My thoughts exactly.
Because the examples you cite are significant deviations with important consequences. Landing 15 feet off center will not cause a near miss with VFR traffic, loss of separation, CFIT or fuel exhaustion.
EDIT:
In my experience as an instructor(admittedly years ago), students who are lax with one aspect of airmanship, are lax with several others as well.

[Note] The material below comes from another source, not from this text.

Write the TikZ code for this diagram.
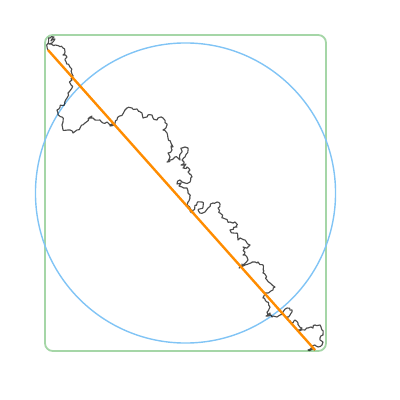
\documentclass[tikz,border=0pt]{standalone}
\usepackage{tikz}
\usetikzlibrary{decorations.pathmorphing}

\definecolor{boxgreen}{RGB}{165,214,167}
\definecolor{ringblue}{RGB}{129,196,245}
\definecolor{chordorange}{RGB}{255,140,0}

\begin{document}
\begin{tikzpicture}[x=0.025cm, y=-0.025cm]
    \useasboundingbox (0,0) rectangle (400,400);
    \pgfmathsetseed{7}

    % Bounding box of the walk
    \draw[boxgreen, line width=1.3pt, rounded corners=5.5pt] (45,35) rectangle (326,351);

    % Circle round the centre of the box
    \draw[ringblue, line width=1pt] (185.5,193) circle (3.75cm);

    % Walk
    \coordinate (start) at (48,50);
    \coordinate (end) at (315,350);
    \draw[black, opacity=0.7, line width=0.8pt, line join=round,
          decorate, decoration={random steps, segment length=1.5pt, amplitude=0.9pt}]
        (start) -- (46.7,45) -- (50,38) -- (54,37) -- (51,41) -- (55,39) -- (52,43) -- (49,44)
        -- (55,45) -- (60,46.7) -- (63,48)
        -- (65,52) -- (63,55) -- (67,57) -- (65,60) -- (70,67) -- (72,74) -- (72,80)
        -- (70,83) -- (72,88) -- (68,93) -- (67,98) -- (65,103) -- (60,107) -- (57,110)
        -- (58,113) -- (62,117) -- (63,122) -- (62,125) -- (63,130) -- (68,130) -- (73,133)
        -- (77,130) -- (80,128) -- (82,125) -- (85,123) -- (90,117) -- (88,119) -- (92,116)
        -- (90,118) -- (93,118) -- (95,120)
        -- (100,120) -- (103,123) -- (107,122) -- (110,125) -- (113,124) -- (110,126)
        -- (115,123) -- (117,120)
        -- (125,110) -- (127,108) -- (132,108) -- (137,109) -- (142,113) -- (143,118)
        -- (147,117) -- (148,115) -- (152,115) -- (153,118) -- (157,120) -- (158,118)
        -- (163,118) -- (167,125) -- (163,130) -- (167,133) -- (168,138) -- (172,145)
        -- (173,147) -- (171,146) -- (172,150) -- (168,153) -- (170,157) -- (167,162) -- (170,160)
        -- (175,157) -- (180,160) -- (182,148) -- (185,147) -- (188,148) -- (185,157)
        -- (182,160) -- (184,162) -- (181,165) -- (186,164) -- (183,168) -- (187,167)
        -- (190,170) -- (188,172) -- (192,177) -- (190,182) -- (185,183)
        -- (182,182) -- (180,180) -- (177,184) -- (181,183) -- (179,186) -- (182,187)
        -- (187,188) -- (188,193) -- (190,198)
        -- (188,202) -- (187,205) -- (190,208) -- (191,210) -- (194,213) -- (190,211)
        -- (192,212) -- (197,203) -- (202,202)
        -- (203,207) -- (198,210) -- (200,213) -- (205,212) -- (208,208) -- (213,203)
        -- (217,202) -- (220,204) -- (218,208) -- (220,213) -- (223,218) -- (230,222)
        -- (233,223) -- (235,222) -- (237,227) -- (230,230) -- (233,233) -- (237,233)
        -- (238,240) -- (240,238) -- (245,240) -- (250,245) -- (248,247) -- (243,247)
        -- (245,252) -- (243,255) -- (247,257) -- (248,260) -- (243,265) -- (240,267)
        -- (242,264) -- (239,268) -- (243,266)
        -- (245,265) -- (252,262) -- (257,263) -- (258,262) -- (263,265) -- (263,273)
        -- (267,280) -- (270,283) -- (275,287) -- (273,290) -- (268,293) -- (265,293)
        -- (263,298) -- (267,302) -- (270,307) -- (267,312) -- (268,315) -- (270,313)
        -- (266,316) -- (271,315) -- (272,317)
        -- (277,317) -- (280,315) -- (283,312) -- (287,308) -- (292,310) -- (290,315)
        -- (287,317) -- (288,320) -- (293,323) -- (295,320) -- (298,323) -- (302,328)
        -- (298,330) -- (305,330) -- (308,328) -- (313,328) -- (315,325) -- (320,325)
        -- (322,330) -- (323,335) -- (320,338) -- (323,342) -- (322,345) -- (318,347)
        -- (315,345) -- (312,347) -- (308,350) -- (end);

    % Chord from start to end
    \draw[chordorange, line width=1.7pt] (start) -- (end);
\end{tikzpicture}
\end{document}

I think you're being overly alarmist. Again, you think landing 10' off center line on a 100' runway is unsafe, why would ever consider landing on a 50' runway?
EDIT:
Depends on the airplane, bad habits follow you from airplane to airplane. 10 feet off center on my current bird on a 100 foot wide runway is getting pretty close to the dirt, a Light airplane it is no factor. A bad habit will follow you to places and aircraft that are intolerant of the bad habit. (I.E. short and narrow runway or something bigger than a 182)
There are many operational differences between a 747 (or even a 737) and most light aircraft. The mark of a good pilot is noting all of those differences and determing what habits need to change. For example, I fly a 182 out of a 7000' field. I don't ever calculate takeoff or landing data. It's probably reckless that from day to day, I don't know whether my plane will need a 740' or 1100' ground roll. But it doesn't matter. I never verify gear down either. Were I flying a 747, I would change those habits.
EDIT:
If you refined the habit now, when it is easiest to do, there is no need to have to change the habit later. Trying to change later is how many many of those retractables end up on the belly.
Why are you resorting to personal attacks?